The RowChunk Block splits a table document into one chunk per row. It can process various table formats including CSV files, Excel spreadsheets (XLSX), and markdown tables. The output is a list of chunks, each containing a row of the table in JSON format. This block is useful for processing tabular data row by row, enabling downstream processing of individual records.

Block RowChunk not found

Example(s)

Example 1: Process a CSV file

  • Create a RowChunk Block.
  • Provide a CSV File object as input.
  • The Block will read the CSV and create one chunk per row.
  • Each chunk contains the row data as a JSON string with column names as keys.

Example 2: Process an Excel file with multiple sheets

  • Create a RowChunk Block.
  • Provide an XLSX File object.
  • The Block will process all sheets, creating chunks for each row across all sheets.
  • Empty rows are automatically skipped.

Example 3: Process a markdown table string

  • Create a RowChunk Block.
  • Provide a markdown table string:
    | Name | Age | City |
    | John | 25 | NYC |
    | Jane | 30 | LA |
    
  • The Block will parse the table and create chunks for each data row.

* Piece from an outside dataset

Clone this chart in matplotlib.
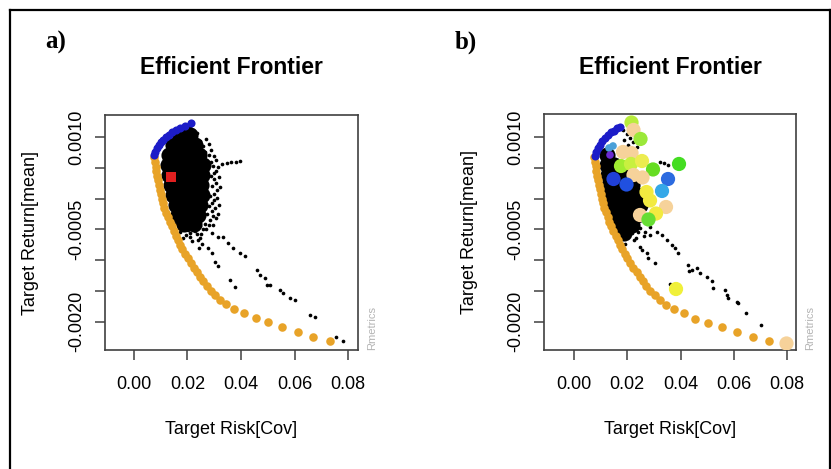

Example 4: Process complex documents

  • Create a RowChunk Block.
  • Provide a PDF or DOCX file containing tables.
  • The Block will first convert the document to markdown using document intelligence.
  • Then extract and chunk any tables found in the content.

Error Handling

  • If an unsupported file type is provided, the Block will raise a BlockError.
  • Mixed data types in columns are automatically converted to strings to ensure consistency.
  • The Block handles missing values (NaN) appropriately, skipping empty rows.

FAQ

What file formats are supported?

Directly supported: - CSV: Comma-separated values files - XLSX: Excel spreadsheets (all sheets are processed) - Markdown tables: String input with pipe-delimited tables

Via document intelligence conversion: - Images: JPEG, JPG, PNG, BMP, TIFF, HEIF - Documents: DOCX, PPTX, PDF

How are data types handled?

The Block automatically handles mixed data types in columns: - If a column contains multiple data types, all values are converted to strings - Pandas Timestamps are converted to string representation - NaN/null values are preserved where possible

What's the output format?

Each chunk contains: - name: Filename with row index (e.g., "data.csv[0]") - index: Row number - position: Same as index - content: JSON string of the row data with column names as keys

How are large text values handled?

For CSV files with large text content, the Block uses sentence chunking to split long text values into manageable chunks while preserving the row structure.

Can I process specific sheets in Excel files?

Currently, the Block processes all sheets in an Excel file. Each row is tagged with the source filename and row index, allowing you to filter results downstream if needed.